▸ Work required
A single run of lines is to be printed exactly: starting at the line with "Write the SVG code for this diagram." and ending at the line with "1.</tspan> Review Protocol</text>", both included. Leave the pictures out.

(Rows from a dataset of charts and code)
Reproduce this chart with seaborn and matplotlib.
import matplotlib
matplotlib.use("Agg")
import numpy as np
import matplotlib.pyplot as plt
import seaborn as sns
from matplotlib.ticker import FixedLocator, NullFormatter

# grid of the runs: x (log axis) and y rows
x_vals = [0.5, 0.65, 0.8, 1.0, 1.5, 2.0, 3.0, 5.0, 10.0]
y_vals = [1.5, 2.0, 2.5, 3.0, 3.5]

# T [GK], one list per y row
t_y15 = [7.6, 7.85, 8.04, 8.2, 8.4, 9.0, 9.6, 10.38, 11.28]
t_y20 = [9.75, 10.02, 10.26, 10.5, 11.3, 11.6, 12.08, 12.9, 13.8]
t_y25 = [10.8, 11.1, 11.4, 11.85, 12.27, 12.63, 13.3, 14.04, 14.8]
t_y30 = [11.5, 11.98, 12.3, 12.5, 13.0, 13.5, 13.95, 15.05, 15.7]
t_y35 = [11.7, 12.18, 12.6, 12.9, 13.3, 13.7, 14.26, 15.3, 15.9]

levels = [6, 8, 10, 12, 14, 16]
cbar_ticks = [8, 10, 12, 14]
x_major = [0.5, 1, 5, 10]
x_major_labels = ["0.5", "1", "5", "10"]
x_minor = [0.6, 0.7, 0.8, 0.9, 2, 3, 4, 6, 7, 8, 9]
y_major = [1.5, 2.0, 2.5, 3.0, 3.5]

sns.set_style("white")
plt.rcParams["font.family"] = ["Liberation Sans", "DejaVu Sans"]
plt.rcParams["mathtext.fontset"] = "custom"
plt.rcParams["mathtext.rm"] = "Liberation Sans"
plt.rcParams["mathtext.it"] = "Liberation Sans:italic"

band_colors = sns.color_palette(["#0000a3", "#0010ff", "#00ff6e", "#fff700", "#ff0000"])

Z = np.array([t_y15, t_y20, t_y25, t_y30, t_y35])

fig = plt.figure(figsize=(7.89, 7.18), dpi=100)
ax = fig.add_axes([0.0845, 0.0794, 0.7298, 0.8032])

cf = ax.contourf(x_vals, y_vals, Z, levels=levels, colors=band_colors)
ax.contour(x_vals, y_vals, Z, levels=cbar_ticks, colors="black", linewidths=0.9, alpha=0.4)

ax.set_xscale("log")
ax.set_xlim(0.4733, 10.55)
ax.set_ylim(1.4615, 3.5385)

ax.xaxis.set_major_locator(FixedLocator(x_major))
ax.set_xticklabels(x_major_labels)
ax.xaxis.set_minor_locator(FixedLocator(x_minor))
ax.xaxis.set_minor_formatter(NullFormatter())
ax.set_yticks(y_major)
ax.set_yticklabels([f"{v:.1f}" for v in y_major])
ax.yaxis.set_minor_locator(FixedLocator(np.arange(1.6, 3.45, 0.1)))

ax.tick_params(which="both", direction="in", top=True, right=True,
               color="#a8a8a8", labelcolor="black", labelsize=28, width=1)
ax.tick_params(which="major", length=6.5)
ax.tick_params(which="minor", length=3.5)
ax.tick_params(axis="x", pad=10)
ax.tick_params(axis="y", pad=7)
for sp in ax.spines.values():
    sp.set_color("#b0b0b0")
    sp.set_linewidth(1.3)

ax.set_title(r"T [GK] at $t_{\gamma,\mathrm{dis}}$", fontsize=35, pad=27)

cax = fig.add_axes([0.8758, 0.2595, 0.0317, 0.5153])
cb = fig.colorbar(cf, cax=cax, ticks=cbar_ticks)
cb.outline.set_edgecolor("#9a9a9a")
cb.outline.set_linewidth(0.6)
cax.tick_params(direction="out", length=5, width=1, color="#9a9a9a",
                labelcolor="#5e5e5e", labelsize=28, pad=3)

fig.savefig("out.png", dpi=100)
==
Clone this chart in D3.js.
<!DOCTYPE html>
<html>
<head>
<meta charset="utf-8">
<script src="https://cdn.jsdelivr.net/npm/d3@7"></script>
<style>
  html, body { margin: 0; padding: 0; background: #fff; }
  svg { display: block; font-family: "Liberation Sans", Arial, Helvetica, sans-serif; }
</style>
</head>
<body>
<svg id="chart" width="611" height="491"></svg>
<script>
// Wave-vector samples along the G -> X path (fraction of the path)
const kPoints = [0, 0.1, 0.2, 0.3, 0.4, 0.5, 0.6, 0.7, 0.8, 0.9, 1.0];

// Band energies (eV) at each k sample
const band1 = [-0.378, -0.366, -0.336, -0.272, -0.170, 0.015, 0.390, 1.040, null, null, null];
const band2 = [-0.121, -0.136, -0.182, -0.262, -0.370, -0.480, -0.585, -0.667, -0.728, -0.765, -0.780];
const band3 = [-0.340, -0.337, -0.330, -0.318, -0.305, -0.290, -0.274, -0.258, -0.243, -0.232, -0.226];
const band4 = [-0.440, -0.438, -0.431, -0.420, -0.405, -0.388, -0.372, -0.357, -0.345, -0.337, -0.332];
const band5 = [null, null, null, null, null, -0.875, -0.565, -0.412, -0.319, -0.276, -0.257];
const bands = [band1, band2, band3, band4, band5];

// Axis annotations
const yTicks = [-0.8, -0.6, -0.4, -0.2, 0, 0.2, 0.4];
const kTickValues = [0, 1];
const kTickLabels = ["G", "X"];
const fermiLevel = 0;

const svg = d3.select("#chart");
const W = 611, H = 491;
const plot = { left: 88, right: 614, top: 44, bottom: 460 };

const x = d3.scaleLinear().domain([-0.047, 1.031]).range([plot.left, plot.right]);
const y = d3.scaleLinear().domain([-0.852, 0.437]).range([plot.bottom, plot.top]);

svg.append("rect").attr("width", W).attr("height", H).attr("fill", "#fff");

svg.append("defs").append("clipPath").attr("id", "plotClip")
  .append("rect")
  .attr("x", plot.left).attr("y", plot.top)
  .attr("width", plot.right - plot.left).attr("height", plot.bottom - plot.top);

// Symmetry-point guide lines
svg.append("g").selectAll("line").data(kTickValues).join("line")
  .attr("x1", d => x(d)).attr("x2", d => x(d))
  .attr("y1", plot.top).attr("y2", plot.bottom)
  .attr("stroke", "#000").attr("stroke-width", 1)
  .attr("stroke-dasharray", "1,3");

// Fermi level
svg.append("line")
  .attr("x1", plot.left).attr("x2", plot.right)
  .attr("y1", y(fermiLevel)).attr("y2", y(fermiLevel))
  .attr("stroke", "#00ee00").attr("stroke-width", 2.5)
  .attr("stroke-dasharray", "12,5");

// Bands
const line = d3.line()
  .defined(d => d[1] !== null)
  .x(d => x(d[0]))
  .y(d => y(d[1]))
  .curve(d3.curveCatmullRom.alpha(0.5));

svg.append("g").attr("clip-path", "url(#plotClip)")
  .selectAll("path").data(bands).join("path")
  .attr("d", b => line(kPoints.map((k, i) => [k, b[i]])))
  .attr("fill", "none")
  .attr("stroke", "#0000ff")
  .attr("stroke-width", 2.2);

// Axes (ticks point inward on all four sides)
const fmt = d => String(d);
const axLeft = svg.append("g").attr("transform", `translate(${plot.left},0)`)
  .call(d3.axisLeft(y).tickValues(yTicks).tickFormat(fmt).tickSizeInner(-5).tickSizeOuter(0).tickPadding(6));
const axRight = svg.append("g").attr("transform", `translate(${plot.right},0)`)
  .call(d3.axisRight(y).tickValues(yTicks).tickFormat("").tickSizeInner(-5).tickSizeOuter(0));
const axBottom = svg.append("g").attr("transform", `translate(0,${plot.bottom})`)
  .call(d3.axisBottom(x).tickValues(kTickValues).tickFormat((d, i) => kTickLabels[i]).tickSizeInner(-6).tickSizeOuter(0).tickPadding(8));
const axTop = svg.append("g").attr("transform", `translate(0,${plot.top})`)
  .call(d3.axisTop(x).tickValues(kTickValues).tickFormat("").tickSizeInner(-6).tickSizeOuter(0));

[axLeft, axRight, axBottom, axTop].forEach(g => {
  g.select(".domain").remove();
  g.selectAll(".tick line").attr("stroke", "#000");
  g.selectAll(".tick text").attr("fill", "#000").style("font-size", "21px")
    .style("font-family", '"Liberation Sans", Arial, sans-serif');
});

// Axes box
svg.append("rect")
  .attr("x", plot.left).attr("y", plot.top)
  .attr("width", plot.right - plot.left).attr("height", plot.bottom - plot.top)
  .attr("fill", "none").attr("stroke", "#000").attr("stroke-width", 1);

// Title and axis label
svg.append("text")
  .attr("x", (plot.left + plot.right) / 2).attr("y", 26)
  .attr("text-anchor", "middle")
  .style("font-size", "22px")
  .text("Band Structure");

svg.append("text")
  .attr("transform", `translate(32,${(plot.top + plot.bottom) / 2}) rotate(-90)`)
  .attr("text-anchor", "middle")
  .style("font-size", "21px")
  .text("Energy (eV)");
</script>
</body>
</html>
==
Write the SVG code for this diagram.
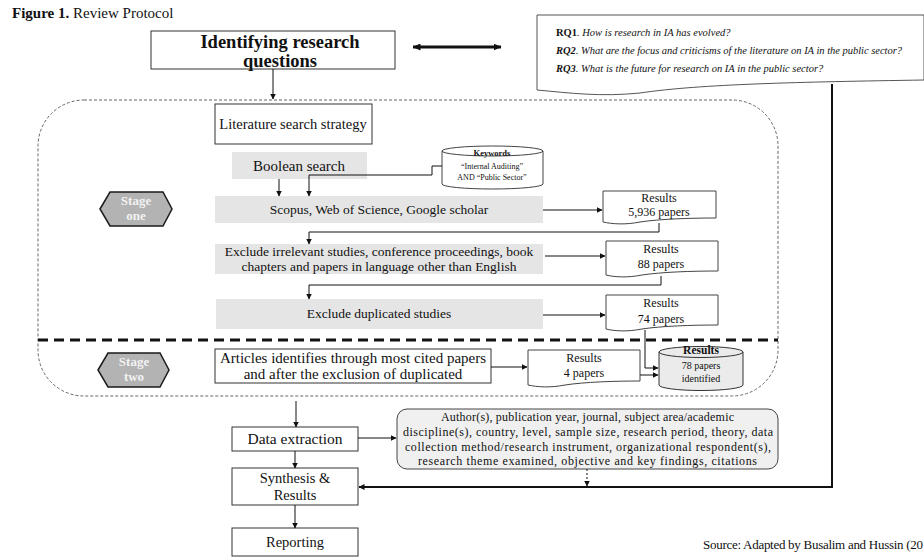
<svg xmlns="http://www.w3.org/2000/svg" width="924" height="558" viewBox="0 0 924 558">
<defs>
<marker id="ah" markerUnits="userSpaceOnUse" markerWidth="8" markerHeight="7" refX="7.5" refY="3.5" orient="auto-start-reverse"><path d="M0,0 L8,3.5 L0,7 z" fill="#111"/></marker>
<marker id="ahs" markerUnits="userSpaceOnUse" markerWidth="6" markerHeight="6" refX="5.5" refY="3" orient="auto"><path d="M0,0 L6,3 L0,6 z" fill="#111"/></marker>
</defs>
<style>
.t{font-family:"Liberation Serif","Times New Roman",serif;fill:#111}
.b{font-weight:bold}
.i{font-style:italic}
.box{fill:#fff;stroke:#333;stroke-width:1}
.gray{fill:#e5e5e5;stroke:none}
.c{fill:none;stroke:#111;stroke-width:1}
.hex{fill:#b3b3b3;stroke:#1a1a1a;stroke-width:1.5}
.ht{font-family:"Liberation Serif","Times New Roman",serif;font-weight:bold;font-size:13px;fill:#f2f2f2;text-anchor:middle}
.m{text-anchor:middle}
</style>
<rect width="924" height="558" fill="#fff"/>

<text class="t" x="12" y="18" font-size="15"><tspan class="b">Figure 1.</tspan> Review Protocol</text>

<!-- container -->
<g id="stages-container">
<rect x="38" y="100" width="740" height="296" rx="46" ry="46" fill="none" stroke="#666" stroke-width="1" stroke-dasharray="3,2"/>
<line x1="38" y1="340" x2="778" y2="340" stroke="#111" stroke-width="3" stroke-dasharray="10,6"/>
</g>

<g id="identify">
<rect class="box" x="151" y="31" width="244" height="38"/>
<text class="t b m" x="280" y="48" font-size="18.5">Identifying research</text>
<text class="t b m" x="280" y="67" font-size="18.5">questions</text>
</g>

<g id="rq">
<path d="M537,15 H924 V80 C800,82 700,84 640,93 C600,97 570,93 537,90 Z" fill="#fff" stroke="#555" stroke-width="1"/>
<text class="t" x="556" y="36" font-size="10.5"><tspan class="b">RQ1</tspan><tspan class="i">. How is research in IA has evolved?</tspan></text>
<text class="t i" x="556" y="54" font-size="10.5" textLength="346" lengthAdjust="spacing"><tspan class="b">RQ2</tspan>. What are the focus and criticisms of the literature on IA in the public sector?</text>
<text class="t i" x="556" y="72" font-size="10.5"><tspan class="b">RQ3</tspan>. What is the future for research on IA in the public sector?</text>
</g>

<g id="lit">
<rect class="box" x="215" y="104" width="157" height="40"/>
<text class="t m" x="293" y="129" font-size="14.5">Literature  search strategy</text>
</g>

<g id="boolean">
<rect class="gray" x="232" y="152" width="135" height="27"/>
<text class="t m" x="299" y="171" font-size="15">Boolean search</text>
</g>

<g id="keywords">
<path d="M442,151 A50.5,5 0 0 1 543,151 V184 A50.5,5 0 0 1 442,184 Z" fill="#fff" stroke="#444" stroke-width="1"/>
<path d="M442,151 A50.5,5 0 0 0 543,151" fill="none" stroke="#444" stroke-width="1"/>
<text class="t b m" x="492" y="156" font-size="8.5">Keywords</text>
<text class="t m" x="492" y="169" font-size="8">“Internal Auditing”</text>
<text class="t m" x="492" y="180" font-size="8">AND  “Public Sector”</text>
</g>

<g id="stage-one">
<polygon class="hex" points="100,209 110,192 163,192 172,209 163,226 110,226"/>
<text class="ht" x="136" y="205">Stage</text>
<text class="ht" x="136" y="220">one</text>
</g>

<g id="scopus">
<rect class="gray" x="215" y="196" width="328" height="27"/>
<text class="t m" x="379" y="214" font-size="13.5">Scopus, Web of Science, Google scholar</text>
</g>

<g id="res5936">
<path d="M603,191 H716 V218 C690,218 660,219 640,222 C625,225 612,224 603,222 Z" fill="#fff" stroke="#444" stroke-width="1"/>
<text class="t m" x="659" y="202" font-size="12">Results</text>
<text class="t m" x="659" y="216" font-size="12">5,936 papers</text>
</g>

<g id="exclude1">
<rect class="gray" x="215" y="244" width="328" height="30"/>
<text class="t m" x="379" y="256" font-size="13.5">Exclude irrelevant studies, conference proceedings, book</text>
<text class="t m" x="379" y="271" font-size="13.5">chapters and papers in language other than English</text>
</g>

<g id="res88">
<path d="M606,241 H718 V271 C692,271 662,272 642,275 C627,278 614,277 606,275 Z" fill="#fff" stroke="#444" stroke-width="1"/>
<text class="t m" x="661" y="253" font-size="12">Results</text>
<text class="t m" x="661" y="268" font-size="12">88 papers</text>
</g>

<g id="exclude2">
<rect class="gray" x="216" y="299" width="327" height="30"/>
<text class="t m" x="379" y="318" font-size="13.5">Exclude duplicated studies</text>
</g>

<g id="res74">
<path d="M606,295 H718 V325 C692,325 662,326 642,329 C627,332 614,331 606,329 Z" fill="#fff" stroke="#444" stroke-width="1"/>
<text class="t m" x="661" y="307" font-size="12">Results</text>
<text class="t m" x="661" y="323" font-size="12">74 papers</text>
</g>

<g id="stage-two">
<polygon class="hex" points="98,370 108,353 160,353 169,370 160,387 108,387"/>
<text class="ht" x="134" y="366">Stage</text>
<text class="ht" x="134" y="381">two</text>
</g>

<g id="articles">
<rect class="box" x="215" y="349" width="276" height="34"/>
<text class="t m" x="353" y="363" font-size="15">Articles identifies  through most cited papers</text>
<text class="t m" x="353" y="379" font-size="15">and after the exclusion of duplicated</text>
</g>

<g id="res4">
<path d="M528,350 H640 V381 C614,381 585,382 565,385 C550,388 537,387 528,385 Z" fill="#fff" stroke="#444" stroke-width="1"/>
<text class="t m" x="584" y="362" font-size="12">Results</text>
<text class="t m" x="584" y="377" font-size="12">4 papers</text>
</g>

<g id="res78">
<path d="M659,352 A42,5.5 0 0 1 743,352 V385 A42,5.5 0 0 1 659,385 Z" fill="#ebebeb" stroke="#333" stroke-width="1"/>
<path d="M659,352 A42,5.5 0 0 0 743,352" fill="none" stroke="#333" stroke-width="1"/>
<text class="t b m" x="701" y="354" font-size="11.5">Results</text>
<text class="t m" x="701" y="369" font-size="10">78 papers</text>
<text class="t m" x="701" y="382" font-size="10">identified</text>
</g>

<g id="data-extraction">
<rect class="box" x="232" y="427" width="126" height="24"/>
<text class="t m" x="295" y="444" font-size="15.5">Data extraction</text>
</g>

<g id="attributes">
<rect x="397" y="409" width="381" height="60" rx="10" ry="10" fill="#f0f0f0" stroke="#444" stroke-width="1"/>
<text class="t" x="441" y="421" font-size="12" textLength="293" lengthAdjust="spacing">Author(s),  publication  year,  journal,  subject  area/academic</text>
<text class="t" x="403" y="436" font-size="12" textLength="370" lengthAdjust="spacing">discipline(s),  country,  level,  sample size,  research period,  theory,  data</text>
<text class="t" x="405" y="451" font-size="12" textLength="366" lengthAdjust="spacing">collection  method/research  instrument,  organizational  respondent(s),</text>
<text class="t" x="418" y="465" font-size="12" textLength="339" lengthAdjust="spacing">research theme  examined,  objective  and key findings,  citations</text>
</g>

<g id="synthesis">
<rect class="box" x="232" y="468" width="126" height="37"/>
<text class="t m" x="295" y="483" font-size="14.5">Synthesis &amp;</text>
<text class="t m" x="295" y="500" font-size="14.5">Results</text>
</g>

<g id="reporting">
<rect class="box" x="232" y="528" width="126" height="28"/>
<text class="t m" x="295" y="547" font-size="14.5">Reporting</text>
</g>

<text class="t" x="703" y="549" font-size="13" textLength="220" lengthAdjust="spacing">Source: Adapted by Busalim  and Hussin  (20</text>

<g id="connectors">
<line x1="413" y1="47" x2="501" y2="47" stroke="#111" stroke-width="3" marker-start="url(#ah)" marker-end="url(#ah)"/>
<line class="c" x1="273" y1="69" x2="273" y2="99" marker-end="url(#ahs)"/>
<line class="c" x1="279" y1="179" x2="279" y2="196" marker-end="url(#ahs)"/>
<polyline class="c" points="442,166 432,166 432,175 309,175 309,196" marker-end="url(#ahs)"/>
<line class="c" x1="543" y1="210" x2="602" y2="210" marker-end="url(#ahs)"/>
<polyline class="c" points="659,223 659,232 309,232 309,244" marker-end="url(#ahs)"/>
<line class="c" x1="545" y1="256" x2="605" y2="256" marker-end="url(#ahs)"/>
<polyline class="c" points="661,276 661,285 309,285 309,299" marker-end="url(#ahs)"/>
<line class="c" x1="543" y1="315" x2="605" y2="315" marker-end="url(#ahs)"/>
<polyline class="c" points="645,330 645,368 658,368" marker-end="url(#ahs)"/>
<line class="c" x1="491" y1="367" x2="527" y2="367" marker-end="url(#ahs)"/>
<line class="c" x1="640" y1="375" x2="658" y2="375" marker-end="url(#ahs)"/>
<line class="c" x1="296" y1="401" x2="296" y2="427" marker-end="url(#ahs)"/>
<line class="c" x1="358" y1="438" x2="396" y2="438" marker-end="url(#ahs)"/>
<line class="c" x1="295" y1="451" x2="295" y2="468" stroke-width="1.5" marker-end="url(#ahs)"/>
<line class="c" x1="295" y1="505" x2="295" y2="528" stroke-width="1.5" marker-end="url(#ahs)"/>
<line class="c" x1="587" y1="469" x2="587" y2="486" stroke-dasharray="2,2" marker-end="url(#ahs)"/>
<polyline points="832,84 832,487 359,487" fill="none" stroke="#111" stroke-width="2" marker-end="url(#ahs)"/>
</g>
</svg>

▸ Response
Write the SVG code for this diagram.
<svg xmlns="http://www.w3.org/2000/svg" width="924" height="558" viewBox="0 0 924 558">
<defs>
<marker id="ah" markerUnits="userSpaceOnUse" markerWidth="8" markerHeight="7" refX="7.5" refY="3.5" orient="auto-start-reverse"><path d="M0,0 L8,3.5 L0,7 z" fill="#111"/></marker>
<marker id="ahs" markerUnits="userSpaceOnUse" markerWidth="6" markerHeight="6" refX="5.5" refY="3" orient="auto"><path d="M0,0 L6,3 L0,6 z" fill="#111"/></marker>
</defs>
<style>
.t{font-family:"Liberation Serif","Times New Roman",serif;fill:#111}
.b{font-weight:bold}
.i{font-style:italic}
.box{fill:#fff;stroke:#333;stroke-width:1}
.gray{fill:#e5e5e5;stroke:none}
.c{fill:none;stroke:#111;stroke-width:1}
.hex{fill:#b3b3b3;stroke:#1a1a1a;stroke-width:1.5}
.ht{font-family:"Liberation Serif","Times New Roman",serif;font-weight:bold;font-size:13px;fill:#f2f2f2;text-anchor:middle}
.m{text-anchor:middle}
</style>
<rect width="924" height="558" fill="#fff"/>

<text class="t" x="12" y="18" font-size="15"><tspan class="b">Figure 1.</tspan> Review Protocol</text>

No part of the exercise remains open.